[SET EXERCISE] Exactly the lines from the start of the data below through the line that contains "plt.rcParams['font.family'] = ['Roboto', 'DejaVu" are to be copied, with pictures left out.

[MATERIAL FOR THIS EXERCISE]
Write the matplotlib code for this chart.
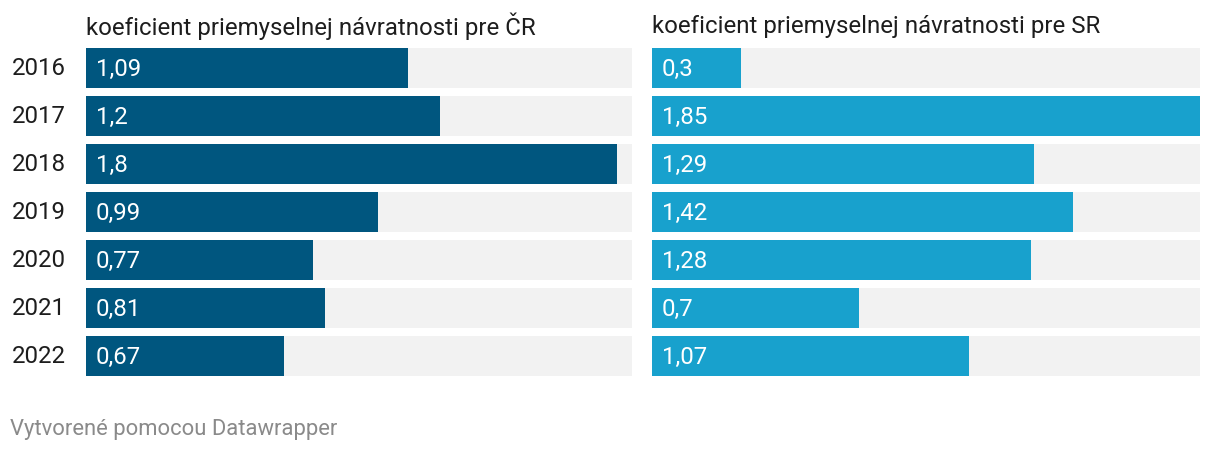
import matplotlib.pyplot as plt

plt.rcParams['font.family'] = ['Roboto', 'DejaVu Sans']

years = ['2016', '2017', '2018', '2019', '2020', '2021', '2022']
cz_values = [1.09, 1.2, 1.8, 0.99, 0.77, 0.81, 0.67]
sk_values = [0.3, 1.85, 1.29, 1.42, 1.28, 0.7, 1.07]
titles = ['koeficient priemyselnej návratnosti pre ČR',
          'koeficient priemyselnej návratnosti pre SR']
colors = ['#00567f', '#18a1cd']
x_max = 1.85

W, H = 1220, 452
fig = plt.figure(figsize=(W / 100, H / 100), dpi=100)

def fx(px):
    return px / W

def fy(py):
    return 1 - py / H

top, bottom = 45, 381
panels = [(86, 632), (652, 1200)]
fs = 17.25

for k, (vals, title, col) in enumerate(zip([cz_values, sk_values], titles, colors)):
    x0, x1 = panels[k]
    ax = fig.add_axes([fx(x0), fy(bottom), fx(x1 - x0), fy(top) - fy(bottom)])
    ypos = list(range(len(years)))
    # grey track behind each bar
    ax.barh(ypos, [x_max] * len(years), height=40 / 48, color='#f2f2f2', linewidth=0)
    ax.barh(ypos, vals, height=40 / 48, color=col, linewidth=0)
    per_px = x_max / (x1 - x0)
    for i, v in enumerate(vals):
        label = f'{v:g}'.replace('.', ',')
        ax.text(10 * per_px, i, label, color='white',
                fontsize=fs, va='center', ha='left')
    ax.set_xlim(0, x_max)
    ax.set_ylim(len(years) - 0.5, -0.5)
    ax.axis('off')
    fig.text(fx(x0), fy(26), title, fontsize=fs, color='#1d1d1d',
             ha='left', va='center')
    if k == 0:
        for i, y in enumerate(years):
            ax.text(-20 * per_px, i, y, fontsize=fs,
                    color='#1d1d1d', ha='right', va='center')

fig.text(fx(10), fy(430), 'Vytvorené pomocou Datawrapper', fontsize=15.85,
         color='#8a8a8a', ha='left', va='center')

fig.savefig('out.png', dpi=100)
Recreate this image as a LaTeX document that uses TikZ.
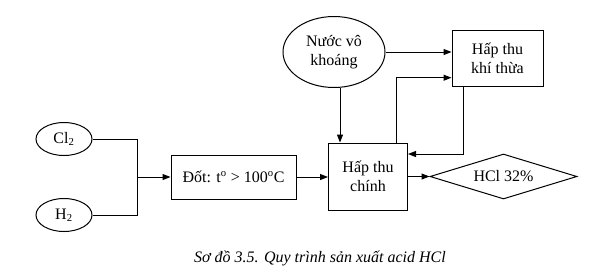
\documentclass[tikz,border=0pt]{standalone}
\usepackage{fontspec}
\setmainfont{Liberation Serif}
\usetikzlibrary{shapes.geometric,arrows.meta,calc}
\begin{document}
\begin{tikzpicture}[x=0.75pt,y=-0.75pt,
  every node/.style={font=\fontsize{12}{14}\selectfont, align=center, inner sep=0pt},
  oval/.style={draw, ellipse},
  box/.style={draw, rectangle},
  arr/.style={-{Triangle[length=6pt,width=4.5pt]}},
  line width=0.75pt]
\useasboundingbox (0,0) rectangle (594,273);
\node[oval, minimum width=42pt, minimum height=24.75pt] (cl) at (64,139) {Cl\textsubscript{2}};
\node[oval, minimum width=42pt, minimum height=24.75pt] (h) at (64,215) {H\textsubscript{2}};
\node[box, minimum width=93.75pt, minimum height=33pt] (dot) at (233.5,177) {Đốt: t\textsuperscript{o} > 100\textsuperscript{o}C};
\node[box, minimum width=59.25pt, minimum height=50.25pt] (chinh) at (368,176.5) {Hấp thu\\chính};
\node[oval, minimum width=76.5pt, minimum height=53.25pt] (nuoc) at (334,52) {Nước vô\\khoáng};
\node[box, minimum width=68.25pt, minimum height=42pt] (khi) at (497.5,58.5) {Hấp thu\\khí thừa};
\node[draw, diamond, aspect=3.27, minimum width=110.25pt, minimum height=33.75pt] (hcl) at (503.5,176.5) {HCl 32\%};
\node[font=\fontsize{12}{14}\selectfont\itshape] (cap) at (320,258) {Sơ đồ 3.5. Quy trình sản xuất acid HCl};
\coordinate (j) at (137,177);
\draw (cl.east) -| (j);
\draw (h.east) -| (j);
\draw[arr] (j) -- (dot.west);
\draw[arr] (dot.east) -- (dot.east -| chinh.west);
\coordinate (nb) at ($(nuoc.south)+(6,0)$);
\draw[arr] (nb) -- (nb |- chinh.north);
\draw[arr] (nuoc.east) -- (nuoc.east -| khi.west);
\coordinate (ct) at ($(chinh.north)+(28,0)$);
\coordinate (ku) at ($(khi.west)+(0,19.2)$);
\draw[arr] (ct) |- (ku);
\coordinate (kb) at ($(khi.south)+(-34.5,0)$);
\coordinate (cr) at ($(chinh.east)+(0,-22.5)$);
\draw[arr] (kb) |- (cr);
\draw[arr] (chinh.east) -- (hcl.west);
\end{tikzpicture}
\end{document}
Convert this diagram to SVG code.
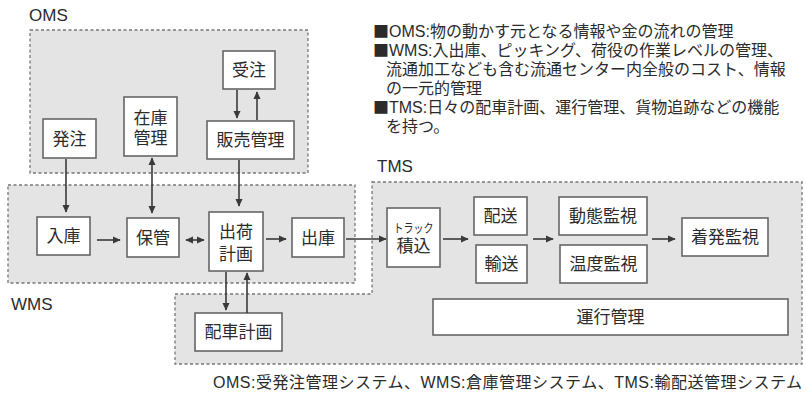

[RESPONSE]
Write the matplotlib code for this chart.
import matplotlib.pyplot as plt

plt.rcParams['font.family'] = ['Roboto', 'DejaVu Sans']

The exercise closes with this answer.